On Mon, Jan 12, 2026 at 01:17:50PM +0100, Rene Kita wrote:
The issue tracker should only have open items that are confirmed bugs
or bug reports being triaged and feature requests where someone agreed
to work on.
says who?
i for one think that a feature request that has been closed is a clear
"not welcome here, don't bother" message. adding a comment that says the
opposite is just confusing.
i'm fairly sure that a significant portion of people, if not the
majority, feels that way. in fact, my impression is that the only ones
who ever argue differently are some (de-facto ex-)maintainers.
Closing these issues will notify the issuer. This allows complaining
about it. If no one complains, it's not that important.
my experience with actual implementations of such policy is that no-one
who has the rights will bother re-opening such issues - after all, that
would mean acknowledging that something *should* be done, and who wants
_that_ feeling? not closing the issue in the first place has the same
psychological effect, but the inhibitions are higher, because closing
would be an active action.
Also with a lack of manpower saying 'patches welcome' is a valid
option.
sure it's valid as such, but one shouldn't send mixed messages about how
welcome a patch would _really_ be.
as i said in the issue arnt is referring to, the correct way to handle
things is to add labels which indicate the issue type and the
importance. one can go beyond that and have explicit needinfo,
helpwanted, etc. labels. there is no shortage of projects which
demonstrate that.
the act of adding such labels is sufficient feedback for the reporter
that the issue was looked at and what to expect.

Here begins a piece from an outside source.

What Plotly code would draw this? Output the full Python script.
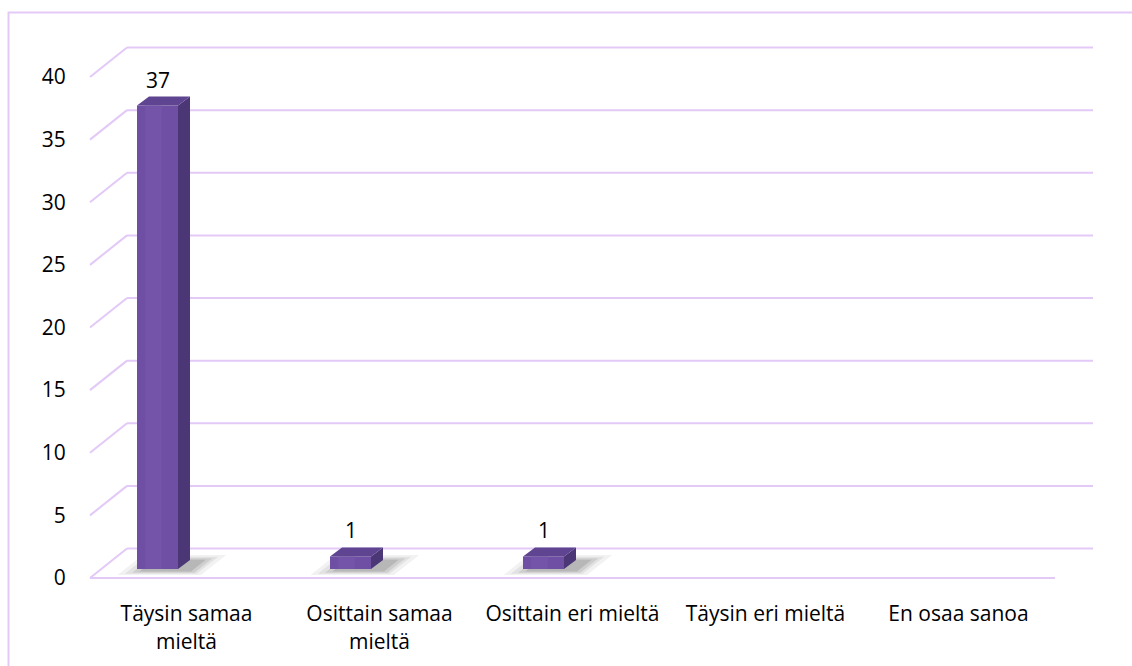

We should make it clear to users that the correct way to request a
feature is not to open an issue, but to contact the developers through
the mailing list and discuss it beforehand. Only after it is discussed
and agreed on that it's worth having it as a feature request someone
should open an issue.
ehm.
"let's make it as hard as possible. hopefully this will discourage
people from actually doing it."
also, how exactly does that solve the issue under discussion? under the
protocol arnt now implemented, such issues would still expire.